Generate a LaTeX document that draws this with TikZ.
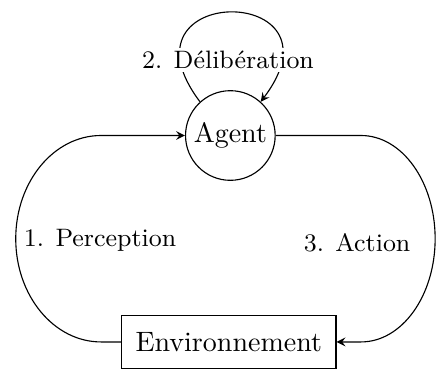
\documentclass[tikz,border=0pt]{standalone}
\usepackage{tikz}
\usetikzlibrary{arrows}

\begin{document}
\begin{tikzpicture}
\tikzset{cercle/.style={draw, circle, minimum size=32pt, inner sep=1pt}}
\tikzset{boite/.style={draw, rectangle, minimum height=19pt, inner xsep=5pt}}
\tikzset{etiq/.style={font=\small}}
\tikzset{fleche/.style={->, >=stealth}}
\useasboundingbox (0, 0) rectangle (5.47, 4.64);
\node[cercle] (agent) at (2.89, 2.94) {Agent};
\node[boite] (env) at (2.87, 0.35) {Environnement};
\draw[fleche] (env.west) -- ++(-0.25, 0) arc[start angle=270, end angle=90, x radius=1.07, y radius=1.295] -- (agent.west);
\draw[fleche] (agent.east) -- ++(1.07, 0) arc[start angle=90, end angle=-90, x radius=0.93, y radius=1.295] -- (env.east);
\draw[fleche] (agent.132) to[out=127, in=53, looseness=6.3] (agent.48);
\node[etiq, fill=white, inner sep=1pt] (delib) at (2.86, 3.89) {2. Délibération};
\node[etiq] (perc) at (1.255, 1.63) {1. Perception};
\node[etiq] (action) at (4.48, 1.59) {3. Action};
\end{tikzpicture}
\end{document}
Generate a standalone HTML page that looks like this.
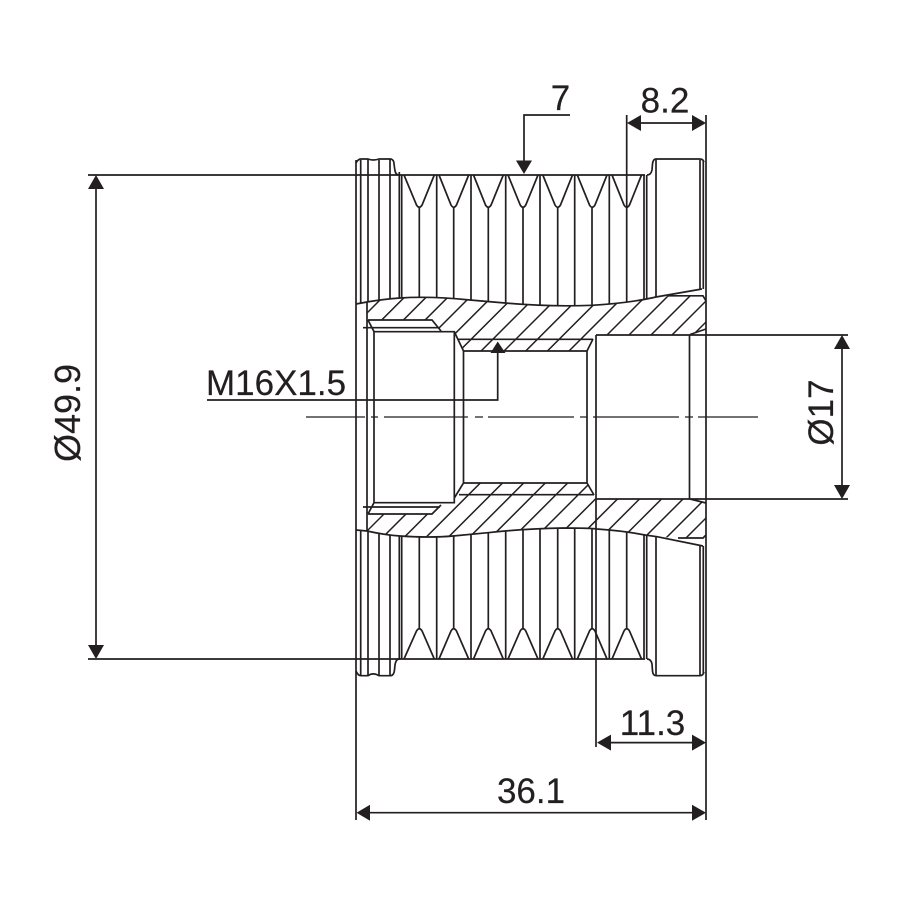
<!DOCTYPE html>
<html>
<head>
<meta charset="utf-8">
<style>
html,body{margin:0;padding:0;background:#fff;}
svg{display:block;}
text{font-family:"Liberation Sans",sans-serif;font-size:35px;fill:#231f20;stroke:#231f20;stroke-width:.2px;}
</style>
</head>
<body>
<svg width="900" height="900" viewBox="0 0 900 900" xmlns="http://www.w3.org/2000/svg">
<defs>
<clipPath id="cu"><path d="M367 302 Q385 299 400 298 Q430 296 470 300 L505 303 Q550 307 592 305.3 Q630 303 656 297 L668 296 L703 296 L706 301 L706 329 L690 335 L596 335 L593 339 L587 351 L463.5 351 L454 331 L441 331 L432 320 L368 320 Z"/></clipPath>
<clipPath id="cl"><path d="M367 531 Q385 535 400 536 Q430 538 453 536 L488 532.7 Q520 529 563 528 Q590 528 597 529 Q625 531 645 535 L657 536.7 L678 538 L703 538 L706 535 L706 503 L690 499 L596 499 L594 495 L587 483 L463.5 483 L459 495 L454 498 L441 505 L432 514 L368 514 Z"/></clipPath>
</defs>
<g fill="none" stroke="#231f20" stroke-width="1.7">
<!-- hatch upper -->
<g clip-path="url(#cu)" stroke-width="1.5">
<path d="M680 0L280 400M701.7 0L301.7 400M723.4 0L323.4 400M745.1 0L345.1 400M767 0L367 400M788.7 0L388.7 400M810.4 0L410.4 400M832.1 0L432.1 400M855 0L455 400M876.7 0L476.7 400M898.4 0L498.4 400M920 0L520 400M942 0L542 400M964 0L564 400M986 0L586 400M1007 0L607 400M1028 0L628 400"/>
</g>
<!-- hatch lower -->
<g clip-path="url(#cl)" stroke-width="1.5">
<path d="M898 0L298 600M920 0L320 600M941.5 0L341.5 600M963.3 0L363.3 600M985.5 0L385.5 600M1006.7 0L406.7 600M1028.3 0L428.3 600M1050.7 0L450.7 600M1073 0L473 600M1094.5 0L494.5 600M1116.5 0L516.5 600M1138.5 0L538.5 600M1160.5 0L560.5 600M1182 0L582 600M1204 0L604 600M1224 0L624 600"/>
</g>
<!-- section outline curves -->
<path d="M356 304 L367 302 Q385 299 400 298 Q430 296 470 300 L505 303 Q550 307 592 305.3 Q630 303 656 297 L702 289"/>
<path d="M356 530 L367 531 Q385 535 400 536 Q430 538 453 536 L488 532.7 Q520 529 563 528 Q590 528 597 529 Q625 531 645 535 L657 536.7 L703 546"/>
<path d="M668 295.8H703L706 301M678 538H703L706 535"/>
<!-- top / bottom profile -->
<path d="M356 163 Q358 159 361 159 H368 Q373 161 379 159 H391 Q394 160 394 164 L395 171 Q396 175 399 175"/>
<path d="M356 671 Q358 675.7 361 675.7 H368 Q373 672 379 675.7 H391 Q394 675 394.500 670 L395 665 Q396 659 399 659"/>
<path d="M647 175 Q651 175 652 170 L652.500 164 Q653 159 656 159 H700 Q703 159 704 162"/>
<path d="M647 659 Q651 659 652 664 L652.500 671 Q653 675.700 656 675.700 H700 Q703 675.700 704 672"/>
<!-- belts top grooves -->
<path d="M404 175L416.500 205Q419.300 209.500 422.100 205L434.300 175M439 175L451 205Q453.700 209.500 456.500 205L468.700 175M473.500 175L485.500 205Q488.300 209.500 491.100 205L503.300 175M508 175L520.200 205Q523 209.500 525.800 205L538 175M542.800 175L555 205Q557.700 209.500 560.500 205L572.500 175M577.300 175L589.500 205Q592 209.500 595 205L607 175M612 175L624 205Q626.700 209.500 629.500 205L641.500 175"/>
<path d="M404 659L416.500 631Q419.300 626.500 422.100 631L434.300 659M439 659L451 631Q453.700 626.500 456.500 631L468.700 659M473.500 659L485.500 631Q488.300 626.500 491.100 631L503.300 659M508 659L520.200 631Q523 626.500 525.800 631L538 659M542.800 659L555 631Q557.700 626.500 560.500 631L572.500 659M577.300 659L589.500 631Q592 626.500 595 631L607 659M612 659L624 631Q626.700 626.500 629.500 631L641.500 659"/>
<!-- vertical lines upper -->
<path d="M360.700 160V303.500M368 159V302M379 160V300.500M390 159V299M399.300 172V298M401.700 175V298M436.700 175V297.500M471 175V300.300M505.700 175V303M540 175V305M574.700 175V305.700M609.300 175V304M644 175V300M646.700 175V299.500M656 159V297M700 160V289.500M703.300 161V289"/>
<path d="M419.300 208V297M453.700 208V298.500M488.300 208V301.500M523 208V304.500M557.700 208V305.700M592 208V305.300M626.700 115V302"/>
<!-- vertical lines lower -->
<path d="M360.700 530.500V675.700M368 531V675.700M379 533.500V675.700M390 535V675.700M399.300 536V660M401.700 536V659M436.700 537V659M471 534.500V659M505.700 531V659M540 528.700V659M574.700 528V659M609.300 529.700V659M644 535V659M646.700 535.300V659M656 536.700V675.700M700 545.500V675.700M703.300 546V673"/>
<path d="M419.300 537V628M453.700 536V628M488.300 532.700V628M523 529V628M557.700 528V628M592 528V628M626.700 532V628"/>
<!-- interior -->
<path d="M367 302V531M368 320H432L441 331M368 320L374 331.700M363 327.700H440M374 331.700H454.300V502.700H374ZM454.300 331.700L463.500 351V483L454.300 498M463.500 351H587L593 339M458 339.300H593M463.500 483H587L594 495M459 494.700H594M587 351V483M363 507H440M368 514H432L441 505M368 514L374 502.700"/>
<path d="M596 335V747M596 335H848M596 499H848M689.500 335V499M690 334.500L706 329M690 499L706 503"/>
<!-- extension lines -->
<path d="M356 160V820M706 115V820M88 175H645M88 659H645"/>
<!-- center line -->
<path stroke-width="1.3" d="M306 417H365M371 417H378M384 417H468M475 417H483M488 417H574M580 417H587M593 417H679M685 417H693M698 417H758"/>
<!-- leaders -->
<path d="M570 115H524V165"/>
<path d="M207 400H497.700V350"/>
<!-- dimension lines -->
<path d="M96 185V650"/>
<path d="M842 345V490"/>
<path d="M635 123H698M605 742.600H698M365 812.700H698"/>
</g>
<!-- arrowheads -->
<g fill="#231f20" stroke="none">
<path d="M524 174L516 160.500H532Z"/>
<path d="M497.700 341.500L490.500 353H505.500Z"/>
<path d="M96 175L88 189H104Z"/>
<path d="M96 659L88 645H104Z"/>
<path d="M842 335L834 349H850Z"/>
<path d="M842 499L834 485H850Z"/>
<path d="M627 123L641 115V131Z"/>
<path d="M706 123L692 115V131Z"/>
<path d="M597 742.600L611 734.600V750.600Z"/>
<path d="M706 742.600L692 734.600V750.600Z"/>
<path d="M356.500 812.700L370 804.700V820.700Z"/>
<path d="M706 812.700L692 804.700V820.700Z"/>
</g>
<!-- labels -->
<text x="560.500" y="110" text-anchor="middle">7</text>
<text x="665" y="112.500" text-anchor="middle">8.2</text>
<text x="206" y="395">M16X1.5</text>
<text x="652.500" y="735" text-anchor="middle">11.3</text>
<text x="531" y="803" text-anchor="middle">36.1</text>
<text transform="translate(80 413) rotate(-90)" text-anchor="middle" style="font-size:36px">Ø49.9</text>
<text transform="translate(833 412.500) rotate(-90)" text-anchor="middle">Ø17</text>
</svg>
</body>
</html>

- _PROBLEM DESCRIPTION_
For each line of the listing that holds the word "this", show that line.

- _RESULT OF THE TASK_
Generate a LaTeX document that draws this with TikZ.
Generate a standalone HTML page that looks like this.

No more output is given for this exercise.